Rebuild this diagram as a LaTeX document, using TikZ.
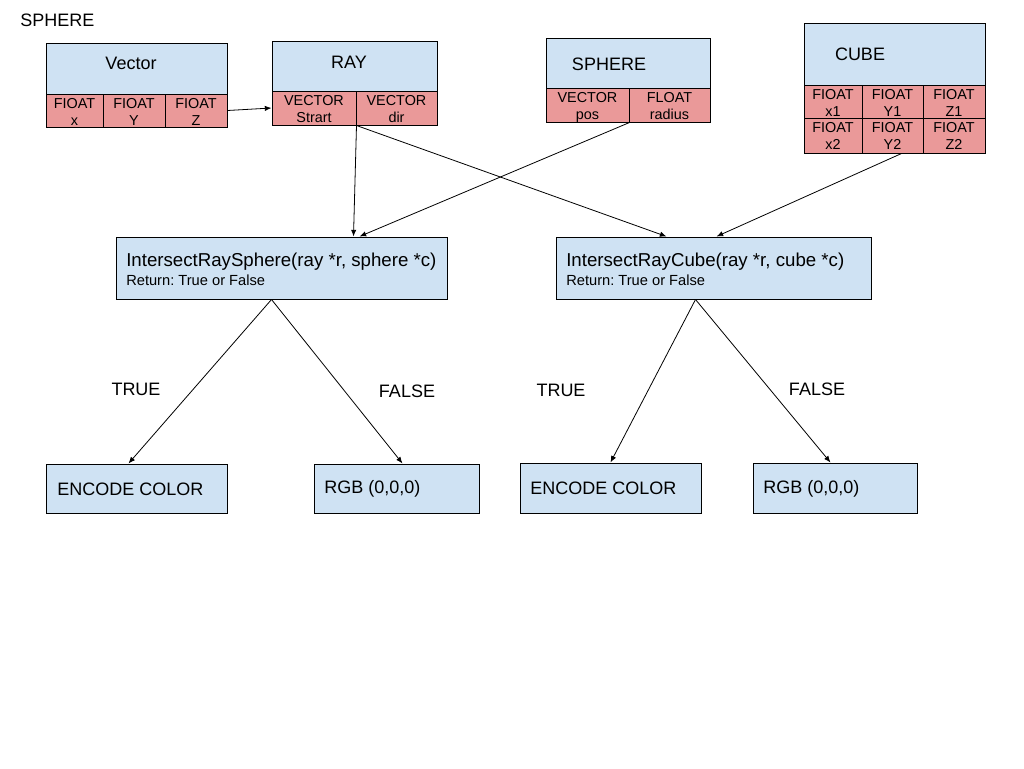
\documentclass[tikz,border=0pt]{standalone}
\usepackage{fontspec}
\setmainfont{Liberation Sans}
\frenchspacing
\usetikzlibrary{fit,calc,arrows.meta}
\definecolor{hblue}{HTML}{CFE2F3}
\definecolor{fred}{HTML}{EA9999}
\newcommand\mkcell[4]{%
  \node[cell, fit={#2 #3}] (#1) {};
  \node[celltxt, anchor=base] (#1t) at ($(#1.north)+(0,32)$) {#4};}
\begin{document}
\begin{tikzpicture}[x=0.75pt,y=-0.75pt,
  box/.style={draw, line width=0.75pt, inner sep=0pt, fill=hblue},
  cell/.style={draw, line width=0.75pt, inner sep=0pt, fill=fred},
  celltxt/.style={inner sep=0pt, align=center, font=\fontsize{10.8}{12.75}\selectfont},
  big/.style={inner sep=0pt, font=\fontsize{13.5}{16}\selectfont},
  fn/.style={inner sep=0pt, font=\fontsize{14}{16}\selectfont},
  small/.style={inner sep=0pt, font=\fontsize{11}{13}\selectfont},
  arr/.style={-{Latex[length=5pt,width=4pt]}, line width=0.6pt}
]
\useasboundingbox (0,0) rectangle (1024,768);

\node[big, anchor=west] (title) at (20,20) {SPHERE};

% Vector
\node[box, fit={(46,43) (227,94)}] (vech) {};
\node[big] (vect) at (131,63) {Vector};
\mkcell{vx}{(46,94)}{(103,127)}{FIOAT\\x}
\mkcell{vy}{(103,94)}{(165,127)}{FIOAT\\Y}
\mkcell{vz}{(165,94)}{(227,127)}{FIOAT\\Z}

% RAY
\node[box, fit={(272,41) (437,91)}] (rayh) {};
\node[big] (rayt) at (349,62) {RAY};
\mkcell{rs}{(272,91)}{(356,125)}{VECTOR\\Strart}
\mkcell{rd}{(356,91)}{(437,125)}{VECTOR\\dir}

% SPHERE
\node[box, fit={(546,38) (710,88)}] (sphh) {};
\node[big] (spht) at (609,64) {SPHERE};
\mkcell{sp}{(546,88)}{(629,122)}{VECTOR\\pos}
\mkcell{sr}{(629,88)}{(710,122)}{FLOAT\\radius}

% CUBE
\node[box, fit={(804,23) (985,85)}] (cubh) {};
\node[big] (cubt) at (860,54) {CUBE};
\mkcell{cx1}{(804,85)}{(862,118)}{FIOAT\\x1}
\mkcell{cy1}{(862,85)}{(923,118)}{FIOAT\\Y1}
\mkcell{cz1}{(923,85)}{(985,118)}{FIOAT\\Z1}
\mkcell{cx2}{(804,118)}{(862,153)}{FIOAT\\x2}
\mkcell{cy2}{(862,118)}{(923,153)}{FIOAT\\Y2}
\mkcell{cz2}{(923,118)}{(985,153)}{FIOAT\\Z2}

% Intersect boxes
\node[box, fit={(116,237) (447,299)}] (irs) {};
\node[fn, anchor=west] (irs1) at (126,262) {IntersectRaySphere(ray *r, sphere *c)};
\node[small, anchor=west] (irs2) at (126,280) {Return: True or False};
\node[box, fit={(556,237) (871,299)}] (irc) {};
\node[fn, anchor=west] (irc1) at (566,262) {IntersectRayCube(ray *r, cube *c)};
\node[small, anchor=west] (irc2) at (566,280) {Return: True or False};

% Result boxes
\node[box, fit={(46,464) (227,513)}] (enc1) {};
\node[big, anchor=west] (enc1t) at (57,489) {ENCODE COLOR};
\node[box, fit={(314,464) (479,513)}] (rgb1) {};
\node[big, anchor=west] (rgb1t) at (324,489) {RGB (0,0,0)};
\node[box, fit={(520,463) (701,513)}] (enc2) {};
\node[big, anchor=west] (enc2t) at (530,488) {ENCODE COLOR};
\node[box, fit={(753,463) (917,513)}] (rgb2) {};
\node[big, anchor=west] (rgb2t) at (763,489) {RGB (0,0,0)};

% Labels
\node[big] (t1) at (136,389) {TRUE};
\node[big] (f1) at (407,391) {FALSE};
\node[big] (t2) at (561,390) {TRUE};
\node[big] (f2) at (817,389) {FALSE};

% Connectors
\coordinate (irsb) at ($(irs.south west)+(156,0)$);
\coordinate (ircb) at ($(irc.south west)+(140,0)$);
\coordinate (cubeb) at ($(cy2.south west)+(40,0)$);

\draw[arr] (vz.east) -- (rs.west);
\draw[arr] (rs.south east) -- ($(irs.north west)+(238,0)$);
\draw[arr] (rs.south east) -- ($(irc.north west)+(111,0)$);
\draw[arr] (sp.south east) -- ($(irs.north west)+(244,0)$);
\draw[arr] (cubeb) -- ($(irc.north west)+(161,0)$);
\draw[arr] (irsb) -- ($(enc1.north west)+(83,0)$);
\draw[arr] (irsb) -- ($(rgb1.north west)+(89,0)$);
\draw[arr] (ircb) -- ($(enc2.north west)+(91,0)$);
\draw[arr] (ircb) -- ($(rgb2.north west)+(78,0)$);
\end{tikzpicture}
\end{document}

#### [TASK REQUIREMENTS]
Your task is to restate word for word the lines from the top of the data to the line containing "(0,0) rectangle (1024,768);", both ends included, with every picture left out.

#### [SOLUTION BELOW]
Rebuild this diagram as a LaTeX document, using TikZ.
\documentclass[tikz,border=0pt]{standalone}
\usepackage{fontspec}
\setmainfont{Liberation Sans}
\frenchspacing
\usetikzlibrary{fit,calc,arrows.meta}
\definecolor{hblue}{HTML}{CFE2F3}
\definecolor{fred}{HTML}{EA9999}
\newcommand\mkcell[4]{%
  \node[cell, fit={#2 #3}] (#1) {};
  \node[celltxt, anchor=base] (#1t) at ($(#1.north)+(0,32)$) {#4};}
\begin{document}
\begin{tikzpicture}[x=0.75pt,y=-0.75pt,
  box/.style={draw, line width=0.75pt, inner sep=0pt, fill=hblue},
  cell/.style={draw, line width=0.75pt, inner sep=0pt, fill=fred},
  celltxt/.style={inner sep=0pt, align=center, font=\fontsize{10.8}{12.75}\selectfont},
  big/.style={inner sep=0pt, font=\fontsize{13.5}{16}\selectfont},
  fn/.style={inner sep=0pt, font=\fontsize{14}{16}\selectfont},
  small/.style={inner sep=0pt, font=\fontsize{11}{13}\selectfont},
  arr/.style={-{Latex[length=5pt,width=4pt]}, line width=0.6pt}
]
\useasboundingbox (0,0) rectangle (1024,768);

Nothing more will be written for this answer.